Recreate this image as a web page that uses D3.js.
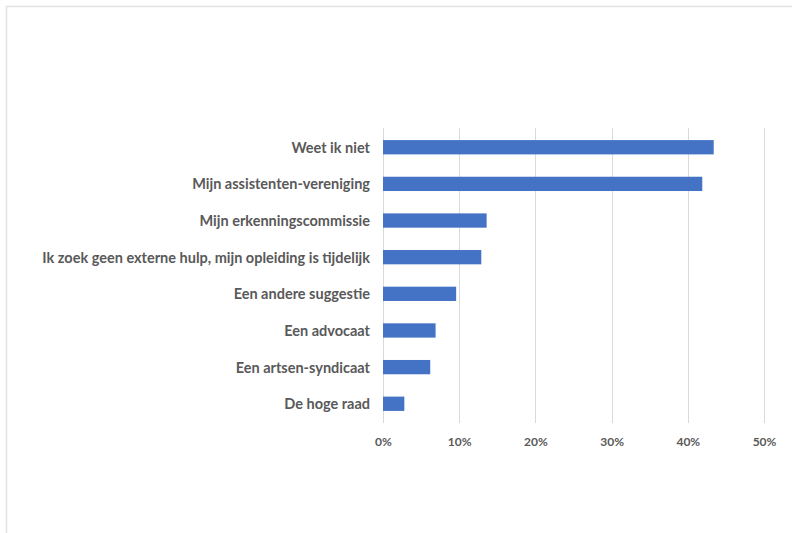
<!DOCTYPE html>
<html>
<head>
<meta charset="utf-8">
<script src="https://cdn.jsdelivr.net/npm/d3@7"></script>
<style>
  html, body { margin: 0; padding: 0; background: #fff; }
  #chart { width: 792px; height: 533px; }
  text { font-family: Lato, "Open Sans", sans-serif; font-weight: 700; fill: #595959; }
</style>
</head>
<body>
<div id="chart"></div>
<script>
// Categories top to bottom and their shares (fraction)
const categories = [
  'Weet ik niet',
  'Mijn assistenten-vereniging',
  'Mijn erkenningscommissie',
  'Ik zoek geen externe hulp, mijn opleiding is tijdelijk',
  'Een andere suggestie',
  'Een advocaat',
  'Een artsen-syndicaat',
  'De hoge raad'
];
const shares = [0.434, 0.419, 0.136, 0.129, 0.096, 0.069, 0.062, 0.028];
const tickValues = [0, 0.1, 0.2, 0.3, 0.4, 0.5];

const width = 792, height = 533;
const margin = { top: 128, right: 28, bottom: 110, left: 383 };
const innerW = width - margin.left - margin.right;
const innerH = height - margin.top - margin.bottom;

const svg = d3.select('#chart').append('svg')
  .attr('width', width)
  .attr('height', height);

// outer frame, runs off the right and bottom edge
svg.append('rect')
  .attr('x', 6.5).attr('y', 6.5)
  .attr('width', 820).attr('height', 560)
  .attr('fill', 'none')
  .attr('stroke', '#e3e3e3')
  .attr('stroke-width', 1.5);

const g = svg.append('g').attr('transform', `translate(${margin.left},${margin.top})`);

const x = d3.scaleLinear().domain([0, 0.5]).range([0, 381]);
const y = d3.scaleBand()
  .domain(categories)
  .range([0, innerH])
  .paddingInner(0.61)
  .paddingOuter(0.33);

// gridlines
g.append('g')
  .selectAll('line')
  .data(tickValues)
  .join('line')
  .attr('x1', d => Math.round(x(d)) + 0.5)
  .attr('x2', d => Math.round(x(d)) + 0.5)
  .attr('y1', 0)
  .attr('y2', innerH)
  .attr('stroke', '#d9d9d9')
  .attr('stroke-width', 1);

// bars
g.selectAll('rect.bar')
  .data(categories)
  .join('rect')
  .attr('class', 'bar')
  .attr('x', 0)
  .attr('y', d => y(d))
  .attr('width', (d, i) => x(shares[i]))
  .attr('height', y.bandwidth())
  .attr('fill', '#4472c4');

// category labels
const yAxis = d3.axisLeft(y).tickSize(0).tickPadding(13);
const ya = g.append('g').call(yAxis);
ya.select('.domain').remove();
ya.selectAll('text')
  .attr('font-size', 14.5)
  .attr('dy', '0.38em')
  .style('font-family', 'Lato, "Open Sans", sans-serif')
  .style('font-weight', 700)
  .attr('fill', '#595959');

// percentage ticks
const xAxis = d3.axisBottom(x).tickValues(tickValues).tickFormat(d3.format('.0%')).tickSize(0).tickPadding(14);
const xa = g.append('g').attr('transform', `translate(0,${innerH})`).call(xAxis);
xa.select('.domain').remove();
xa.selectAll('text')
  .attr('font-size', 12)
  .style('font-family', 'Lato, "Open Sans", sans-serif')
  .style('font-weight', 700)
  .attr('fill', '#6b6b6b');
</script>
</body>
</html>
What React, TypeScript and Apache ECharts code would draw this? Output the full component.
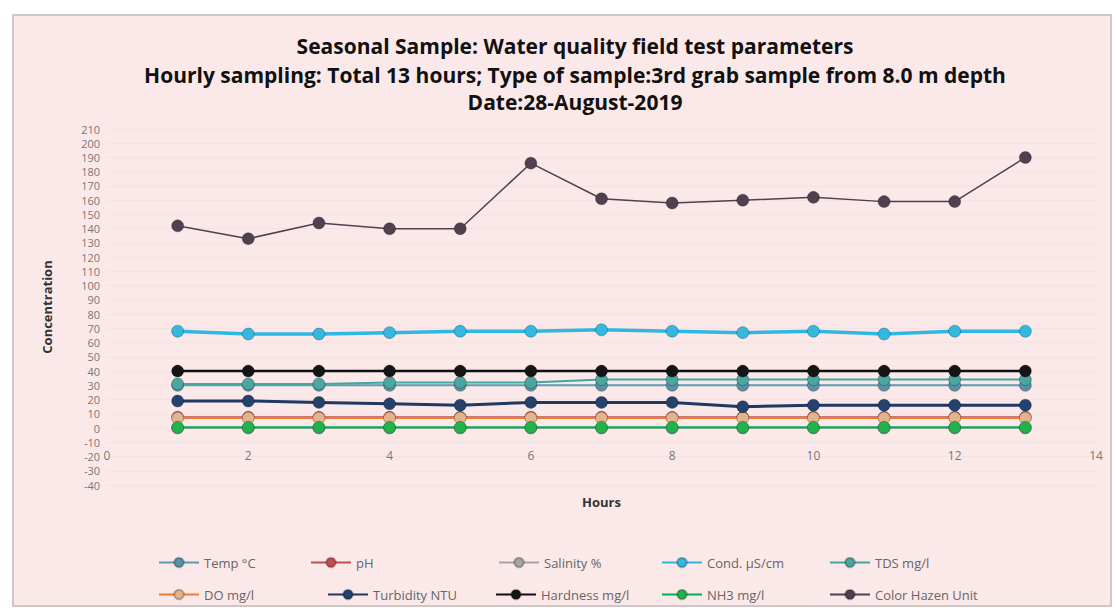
---
§ TASK TO COMPLETE:
Reproduce every entry word for word, but skip any pictures.

§ SOLUTION BELOW:
Recreate this image as a web page that uses D3.js.
<!DOCTYPE html>
<html>
<head>
<meta charset="utf-8">
<script src="https://cdn.jsdelivr.net/npm/d3@7"></script>
<style>
  html, body { margin: 0; padding: 0; background: #fff; }
  #chart { width: 792px; height: 533px; }
  text { font-family: Lato, "Open Sans", sans-serif; font-weight: 700; fill: #595959; }
</style>
</head>
<body>
<div id="chart"></div>
<script>
// Categories top to bottom and their shares (fraction)
const categories = [
  'Weet ik niet',
  'Mijn assistenten-vereniging',
  'Mijn erkenningscommissie',
  'Ik zoek geen externe hulp, mijn opleiding is tijdelijk',
  'Een andere suggestie',
  'Een advocaat',
  'Een artsen-syndicaat',
  'De hoge raad'
];
const shares = [0.434, 0.419, 0.136, 0.129, 0.096, 0.069, 0.062, 0.028];
const tickValues = [0, 0.1, 0.2, 0.3, 0.4, 0.5];

const width = 792, height = 533;
const margin = { top: 128, right: 28, bottom: 110, left: 383 };
const innerW = width - margin.left - margin.right;
const innerH = height - margin.top - margin.bottom;

const svg = d3.select('#chart').append('svg')
  .attr('width', width)
  .attr('height', height);

// outer frame, runs off the right and bottom edge
svg.append('rect')
  .attr('x', 6.5).attr('y', 6.5)
  .attr('width', 820).attr('height', 560)
  .attr('fill', 'none')
  .attr('stroke', '#e3e3e3')
  .attr('stroke-width', 1.5);

const g = svg.append('g').attr('transform', `translate(${margin.left},${margin.top})`);

const x = d3.scaleLinear().domain([0, 0.5]).range([0, 381]);
const y = d3.scaleBand()
  .domain(categories)
  .range([0, innerH])
  .paddingInner(0.61)
  .paddingOuter(0.33);

// gridlines
g.append('g')
  .selectAll('line')
  .data(tickValues)
  .join('line')
  .attr('x1', d => Math.round(x(d)) + 0.5)
  .attr('x2', d => Math.round(x(d)) + 0.5)
  .attr('y1', 0)
  .attr('y2', innerH)
  .attr('stroke', '#d9d9d9')
  .attr('stroke-width', 1);

// bars
g.selectAll('rect.bar')
  .data(categories)
  .join('rect')
  .attr('class', 'bar')
  .attr('x', 0)
  .attr('y', d => y(d))
  .attr('width', (d, i) => x(shares[i]))
  .attr('height', y.bandwidth())
  .attr('fill', '#4472c4');

// category labels
const yAxis = d3.axisLeft(y).tickSize(0).tickPadding(13);
const ya = g.append('g').call(yAxis);
ya.select('.domain').remove();
ya.selectAll('text')
  .attr('font-size', 14.5)
  .attr('dy', '0.38em')
  .style('font-family', 'Lato, "Open Sans", sans-serif')
  .style('font-weight', 700)
  .attr('fill', '#595959');

// percentage ticks
const xAxis = d3.axisBottom(x).tickValues(tickValues).tickFormat(d3.format('.0%')).tickSize(0).tickPadding(14);
const xa = g.append('g').attr('transform', `translate(0,${innerH})`).call(xAxis);
xa.select('.domain').remove();
xa.selectAll('text')
  .attr('font-size', 12)
  .style('font-family', 'Lato, "Open Sans", sans-serif')
  .style('font-weight', 700)
  .attr('fill', '#6b6b6b');
</script>
</body>
</html>
What React, TypeScript and Apache ECharts code would draw this? Output the full component.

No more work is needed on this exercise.